Have Irish Budgets really added €1,000 a year to Household bills?

It’s curious how comments made based on the projections of an economic model take on a life of their own and often invested with a level of certainty far removed from the caveats surrounding any model based simulation. Brexit was a good case in point, with dire warnings about the hit to the Irish economy that would unfold , and we now have a recent example, relating to the 2025 Budget and the claim that ‘by breaching its (spending ) rule,the Government is estimated to add €1,000 to the cost of a typical household’s yearly outgoings’.

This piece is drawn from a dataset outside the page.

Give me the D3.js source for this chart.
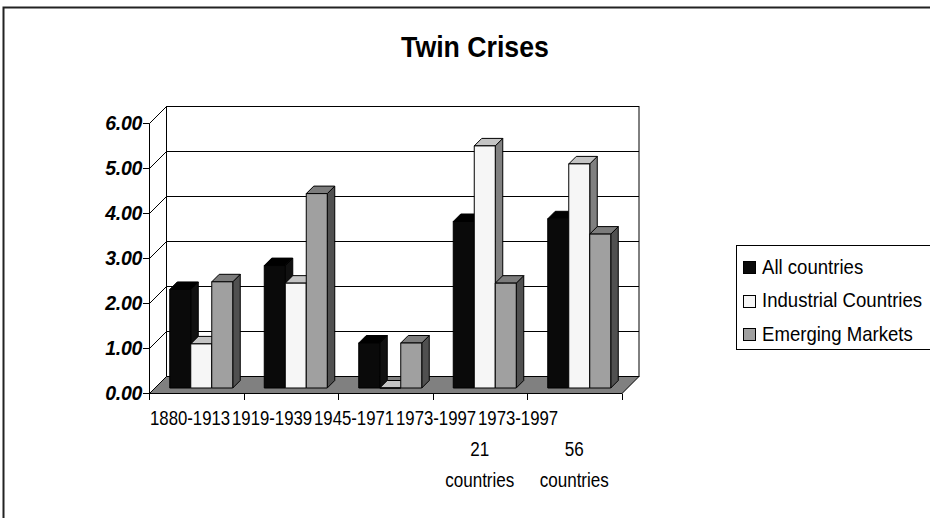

That statement comes from the Irish Fiscal Advisory Council’s flash release on the 2025 Budget and is in turn based on research published by the Central Bank in their June 2024 Quarterly Bulletin . The article (‘Fiscal priorities for the short and medium term’) attempted to quantify the impact on the economy of Government spending in excess of the target 5% annual rise, using one of the Bank’s economic models, based on the assumption that the higher spending is current as opposed to capital and financed by borrowing, assumptions not mentioned again by anyone, and of course at variance with the fact the Govt is actually running a very large current budget surplus , not fully offset by a capital deficit.In other words Government spending is more than offset by Government tax and other receipts.

The simulation showed that domestic demand would be boosted and inflation 0.5% per annum higher than would have been the case over the period 2022-23. Assuming a 7.1% average rise in Government spending from 2024 to 2027 the model predicted inflation to be 0.5% higher in 2024, 0.3% in 2025, 0.2% in 2026 and less than 0.1% in 2027. So over the full period , 2022 to 2027, the model puts the cumulative impact on the price level at around 2%, which multiplied by IFAC’s assumed Household average outlay of €50,000 per annum gives the €1,000 figure.

So a model based simulation, based on higher current spending, financed by borrowing, translates into the €1,000 a year cost which is then repeated as if a fact.